▶ Instructions to follow: Repeat everything from the first line of the listing below through the line that contains "[6, 0, 1, 0, 93]]", exactly. Leave out pictures.

▶ Available data:
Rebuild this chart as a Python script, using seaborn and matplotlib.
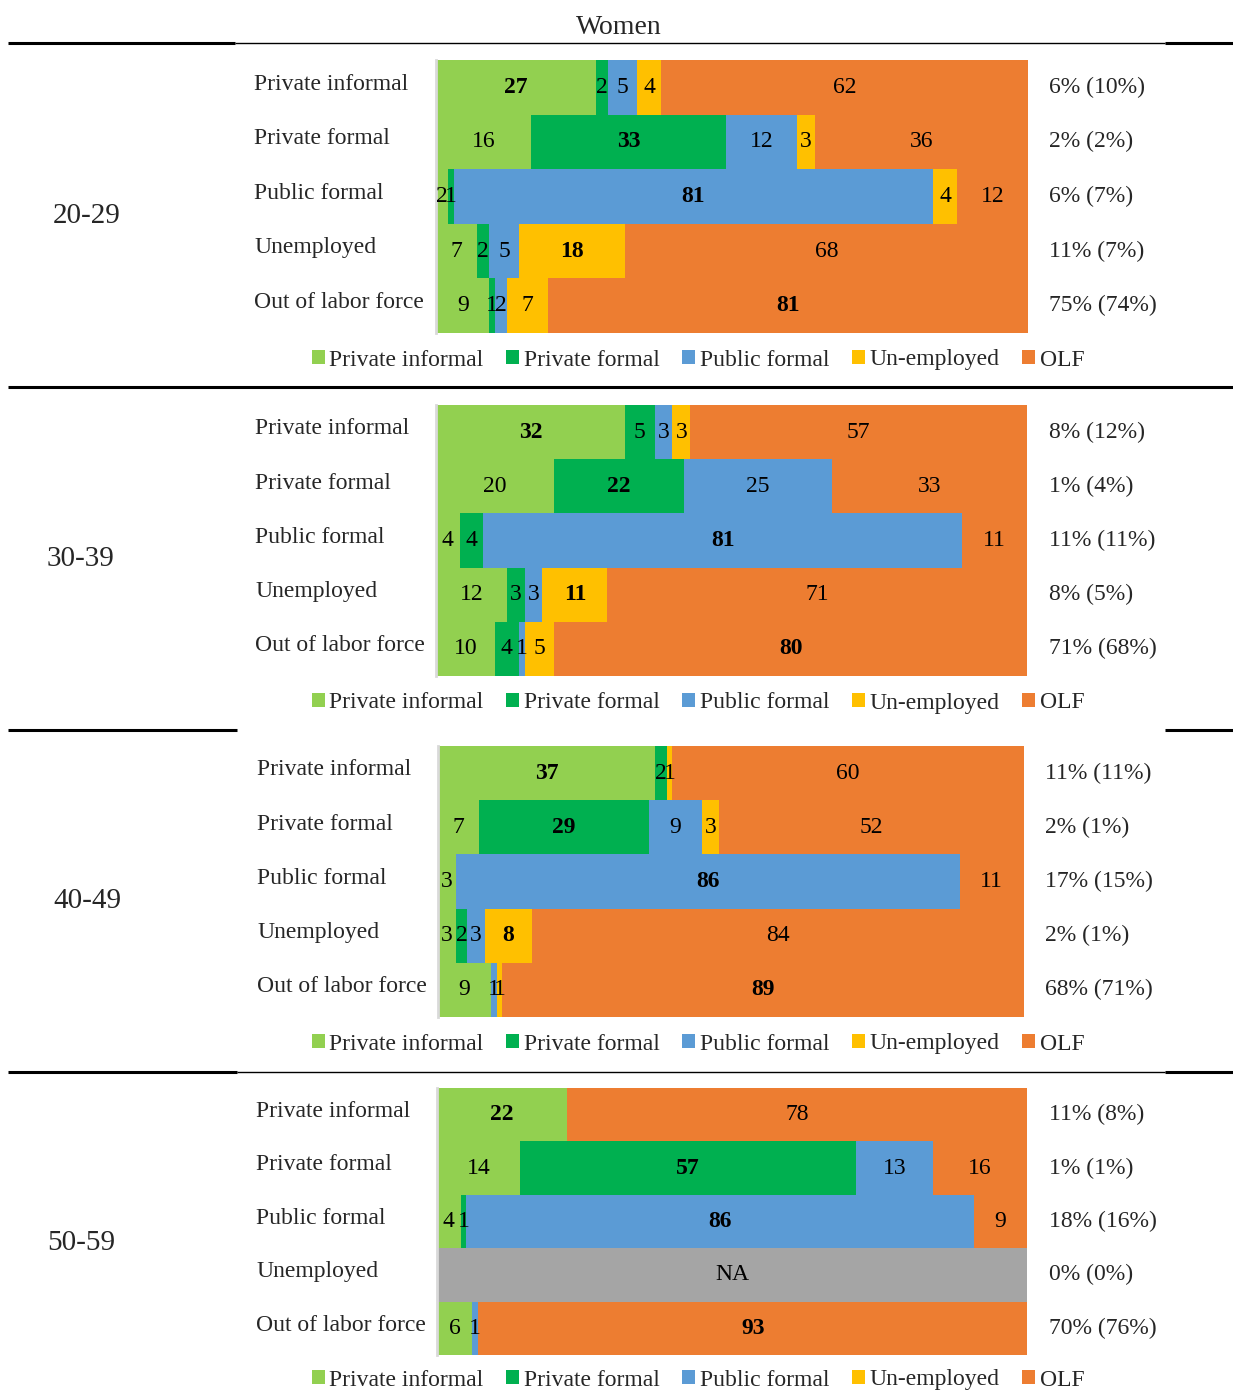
import numpy as np
import pandas as pd
import matplotlib
matplotlib.use("Agg")
import matplotlib.pyplot as plt
from matplotlib.patches import Patch
from matplotlib.lines import Line2D
from matplotlib.transforms import blended_transform_factory
import seaborn as sns

sns.set_theme(style="white")
plt.rcParams['font.family'] = ['Liberation Serif', 'DejaVu Serif']

# ---------------- data ----------------
rows = ["Private informal", "Private formal", "Public formal", "Unemployed", "Out of labor force"]
series = ["Private informal", "Private formal", "Public formal", "Un-employed", "OLF"]
ages = ["20-29", "30-39", "40-49", "50-59"]

vals_20_29 = [[27, 2, 5, 4, 62],
              [16, 33, 12, 3, 36],
              [2, 1, 81, 4, 12],
              [7, 2, 5, 18, 68],
              [9, 1, 2, 7, 81]]
vals_30_39 = [[32, 5, 3, 3, 57],
              [20, 22, 25, 0, 33],
              [4, 4, 81, 0, 11],
              [12, 3, 3, 11, 71],
              [10, 4, 1, 5, 80]]
vals_40_49 = [[37, 2, 0, 1, 60],
              [7, 29, 9, 3, 52],
              [3, 0, 86, 0, 11],
              [3, 2, 3, 8, 84],
              [9, 0, 1, 1, 89]]
vals_50_59 = [[22, 0, 0, 0, 78],
              [14, 57, 13, 0, 16],
              [4, 1, 86, 0, 9],
              [np.nan, np.nan, np.nan, np.nan, np.nan],
              [6, 0, 1, 0, 93]]

share_20_29 = ["6% (10%)", "2% (2%)", "6% (7%)", "11% (7%)", "75% (74%)"]
share_30_39 = ["8% (12%)", "1% (4%)", "11% (11%)", "8% (5%)", "71% (68%)"]
share_40_49 = ["11% (11%)", "2% (1%)", "17% (15%)", "2% (1%)", "68% (71%)"]
share_50_59 = ["11% (8%)", "1% (1%)", "18% (16%)", "0% (0%)", "70% (76%)"]

colors = ["#92D050", "#00B050", "#5B9BD5", "#FFC000", "#ED7D31"]
na_color = "#A5A5A5"

# ---------------- layout (pixels) ----------------
W, H = 1233, 1391
fig = plt.figure(figsize=(W / 100, H / 100), dpi=100)

def fx(x):
    return x / W

def fy(y):
    return 1 - y / H

panels = [
    dict(vals=vals_20_29, share=share_20_29, box=(436, 60, 1028, 333), leg=360,
         lab_x=254, age_x=87, age_y=216, right_x=1049),
    dict(vals=vals_30_39, share=share_30_39, box=(436, 405, 1027, 676), leg=703,
         lab_x=255, age_x=81, age_y=559, right_x=1049),
    dict(vals=vals_40_49, share=share_40_49, box=(438, 746, 1024, 1017), leg=1044,
         lab_x=257, age_x=87, age_y=901, right_x=1045),
    dict(vals=vals_50_59, share=share_50_59, box=(437, 1088, 1027, 1355), leg=1380,
         lab_x=256, age_x=81, age_y=1243, right_x=1049),
]

FS = 17

for p, age in zip(panels, ages):
    x0, y0, x1, y1 = p["box"]
    ax = fig.add_axes([fx(x0), fy(y1), fx(x1 - x0), (y1 - y0) / H])
    v = np.array(p["vals"], dtype=float)
    cum = np.nancumsum(v, axis=1)
    na_rows = np.isnan(v).all(axis=1)
    # overplot cumulative sums, widest first
    for j in reversed(range(len(series))):
        df = pd.DataFrame({"row": rows, "cum": np.where(na_rows, np.nan, cum[:, j])})
        df = df.dropna()
        sns.barplot(data=df, x="cum", y="row", order=rows, orient="h", color=colors[j],
                    width=1.0, linewidth=0, saturation=1, errorbar=None, ax=ax)
    if na_rows.any():
        df_na = pd.DataFrame({"row": [r for r, n in zip(rows, na_rows) if n],
                              "cum": [100.0] * int(na_rows.sum())})
        sns.barplot(data=df_na, x="cum", y="row", order=rows, orient="h", color=na_color,
                    width=1.0, linewidth=0, saturation=1, errorbar=None, ax=ax)
    ax.set_xlim(0, 100)
    ax.set_ylim(len(rows) - 0.5, -0.5)
    ax.set_xlabel("")
    ax.set_ylabel("")
    ax.set_xticks([])
    ax.set_yticks([])
    for s in ["top", "right", "bottom"]:
        ax.spines[s].set_visible(False)
    ax.spines["left"].set_color("#D9D9D9")
    ax.spines["left"].set_linewidth(2)

    # segment labels
    for i in range(len(rows)):
        if na_rows[i]:
            ax.text(50, i, "NA", ha="center", va="center", fontsize=FS, color="black")
            continue
        start = 0
        for j in range(len(series)):
            val = v[i, j]
            if val > 0:
                ax.text(start + val / 2, i, f"{int(val)}", ha="center", va="center",
                        fontsize=FS, color="black",
                        fontweight="bold" if i == j else "normal")
            start += val

    # row labels and right-hand shares
    tr = blended_transform_factory(fig.transFigure, ax.transData)
    for i, r in enumerate(rows):
        ax.text(fx(p["lab_x"]), i - 0.06, r, transform=tr, ha="left", va="center",
                fontsize=FS, clip_on=False)
        ax.text(fx(p["right_x"]), i, p["share"][i], transform=tr, ha="left",
                va="center", fontsize=FS, clip_on=False)
    fig.text(fx(p["age_x"]), fy(p["age_y"]), age, ha="center", va="center", fontsize=21)

    handles = [Patch(facecolor=c, edgecolor="none") for c in colors]
    fig.legend(handles, series, loc="center", bbox_to_anchor=(fx(698), fy(p["leg"])),
               ncol=5, frameon=False, fontsize=FS, handlelength=0.55, handleheight=0.55,
               handletextpad=0.2, columnspacing=0.95, borderaxespad=0)

# title
fig.text(fx(619), fy(27), "Women", ha="center", va="center", fontsize=20)

# separator lines
def hline(y, xa, xb, lw):
    fig.add_artist(Line2D([fx(xa), fx(xb)], [fy(y), fy(y)], color="black", lw=lw,
                          solid_capstyle="butt"))

THICK, THIN = 2.2, 1.0
hline(43, 8, 235, THICK); hline(42.5, 235, 1165, THIN); hline(43, 1165, 1233, THICK)
hline(387, 8, 1233, THICK)
hline(730, 8, 237, THICK); hline(730, 1165, 1233, THICK)
hline(1072, 8, 237, THICK); hline(1071.5, 237, 1165, THIN); hline(1072, 1165, 1233, THICK)

fig.savefig("out.png", dpi=100)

▶ Written solution:
Rebuild this chart as a Python script, using seaborn and matplotlib.
import numpy as np
import pandas as pd
import matplotlib
matplotlib.use("Agg")
import matplotlib.pyplot as plt
from matplotlib.patches import Patch
from matplotlib.lines import Line2D
from matplotlib.transforms import blended_transform_factory
import seaborn as sns

sns.set_theme(style="white")
plt.rcParams['font.family'] = ['Liberation Serif', 'DejaVu Serif']

# ---------------- data ----------------
rows = ["Private informal", "Private formal", "Public formal", "Unemployed", "Out of labor force"]
series = ["Private informal", "Private formal", "Public formal", "Un-employed", "OLF"]
ages = ["20-29", "30-39", "40-49", "50-59"]

vals_20_29 = [[27, 2, 5, 4, 62],
              [16, 33, 12, 3, 36],
              [2, 1, 81, 4, 12],
              [7, 2, 5, 18, 68],
              [9, 1, 2, 7, 81]]
vals_30_39 = [[32, 5, 3, 3, 57],
              [20, 22, 25, 0, 33],
              [4, 4, 81, 0, 11],
              [12, 3, 3, 11, 71],
              [10, 4, 1, 5, 80]]
vals_40_49 = [[37, 2, 0, 1, 60],
              [7, 29, 9, 3, 52],
              [3, 0, 86, 0, 11],
              [3, 2, 3, 8, 84],
              [9, 0, 1, 1, 89]]
vals_50_59 = [[22, 0, 0, 0, 78],
              [14, 57, 13, 0, 16],
              [4, 1, 86, 0, 9],
              [np.nan, np.nan, np.nan, np.nan, np.nan],
              [6, 0, 1, 0, 93]]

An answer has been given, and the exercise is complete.